Daphne rubbed her cheek against his waistcoat. “I know how difficult it is to share pain,” she whispered. “Especially pain that’s been submerged in your soul for years. You’ll tell me when you’re ready. I can wait.”
Too moved to speak, Pierce lightly caressed Daphne’s nape, focusing his attention on the refastening of her top two buttons. “It is I who thank you,” he said simply, when he’d regained a measure of self-control. “For now, just understand that I need to take you away from Tragmore, out of that bastard’s house, away from his brutality.”
“You mentioned before that you’d summoned—” Daphne broke off, correcting herself with a conspiratorial grin, “lured Father to London?”
“Indeed I did. He’ll be there for two days.”
That made Daphne’s chin come up, and she stared at Pierce with those exquisite hazel eyes. “Two days! How on earth did you manage that? Father loathes racing from one excursion to the next, and we only returned from Gantry an hour ago.”
Chuckling, Pierce kissed the inquisitive pucker between her brows. “I told you, I’m resourceful. I merely asked an associate t
o summon the marquis on a matter of great financial urgency.”
“Would that matter be the insurance money on our stolen jewelry?”
“Excellent,” Pierce commended with a twinkle. “Your intuition constantly astounds me.”
“Coming from so cunning a strategist, I’ll consider that the most splendid of compliments,” Daphne teased, her cheeks flushed with pleasure.
Pierce wondered if she had any idea how beautiful the real Daphne was.
“Pierce?” Lost in a new thought, Daphne caught her lower lip between her teeth. “How much money will Father recover?”
“That depends upon the value of what was taken.”

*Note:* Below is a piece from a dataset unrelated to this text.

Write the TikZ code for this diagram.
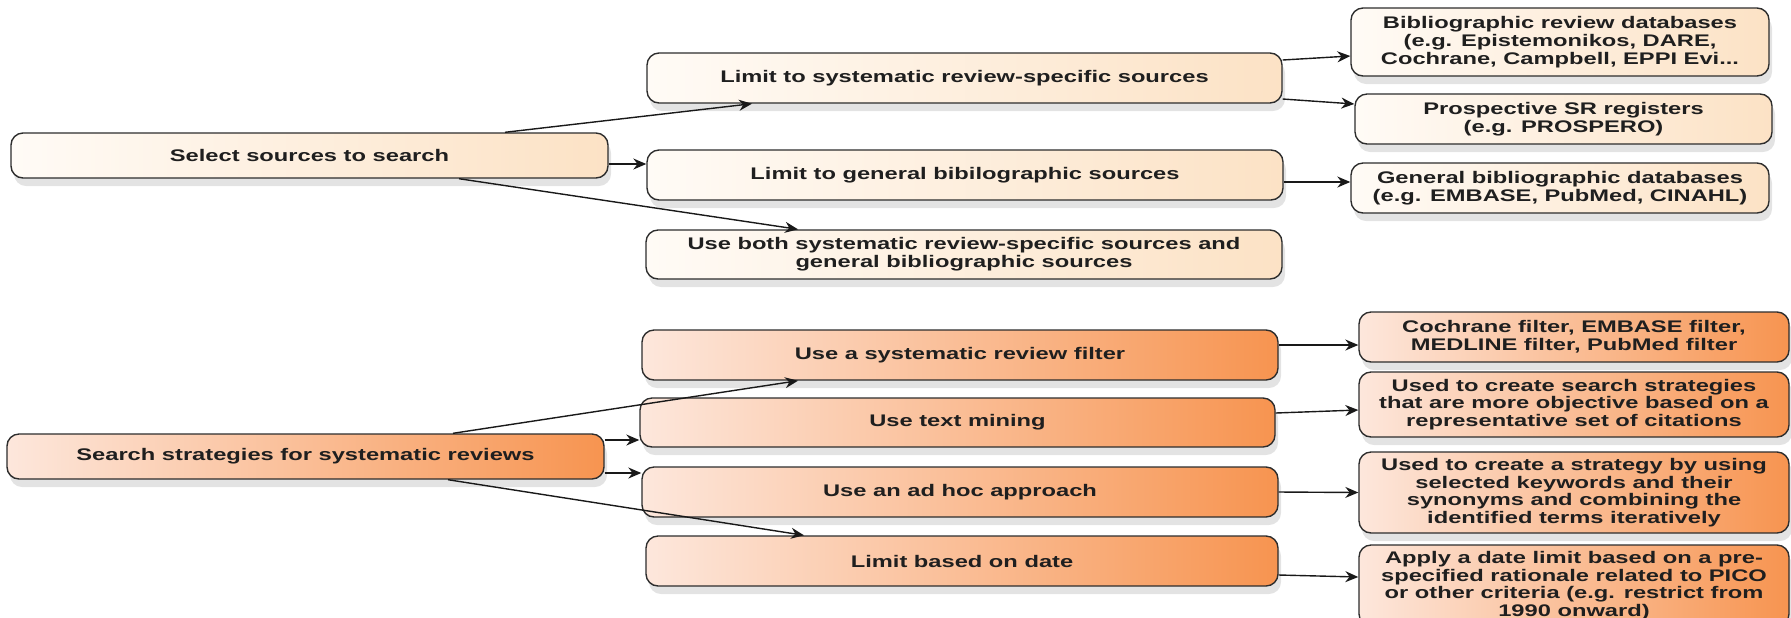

“I see. Was my pearl necklace worth a great deal?” A practiced warning chord sounded in Pierce’s head, a self-developed signal he’d perfected over the years, triggered whenever the topic commanded he protect his secret life.
And, despite the fact that Daphne was anything but the enemy, Pierce mentally segregated his one-time glimpse of her pearls from the more extensive examinations made by the Tin Cup Bandit. “Your pearl necklace?”
“Yes, you remember, the one you admired at Newmarket. Was it valuable?”
Without realizing it, she’d provided him with the perfect course of evasion.
He seized it. “Did I? I don’t recall. I was too busy looking at you.”
Daphne quirked a brow. “You said it was my necklace you were admiring.”
“I lied.”
Her spontaneous burst of laughter obliterated Pierce’s tension, brought his mind back to the subject at hand—making Daphne his bride.
“Have I gifted my trust to a scoundrel then?” Daphne’s eyes danced with amusement.
“I fear you have, my lady.” Tenderly, Pierce stroked loose strands of hair from her forehead. “But bear in mind that this scoundrel has honorable intentions.”
“I shan’t forget.” She was suddenly utterly solemn.
“Take these two days,” Pierce murmured huskily, nudging her lips apart and circling them with his own. “Your father is away, so you’re safe. Stroll through the village, visit your vicar, do whatever makes you happy. But at night, alone in your bed, think of me, of us, of what happens when we’re together. Think of all I can give you, all we can give each other. Think of the real Daphne, the one who shows herself only to me. Think of what happens when she’s in my arms, when she lets the fire inside her rage free. Think of exploring every exhilarating nuance of passion life has to offer—and I don’t mean only those we’ll experience in bed. Although, God knows, I can’t wait much longer to have you under me. Ponder all that, my breathtaking snow flame. Then say you’ll be my wife.” Pierce kissed her deeply, hungrily, with all the possessiveness of a man who knew the woman he held belonged to him. “I’ll be back in two days for your answer. Then I shall deal with your father.”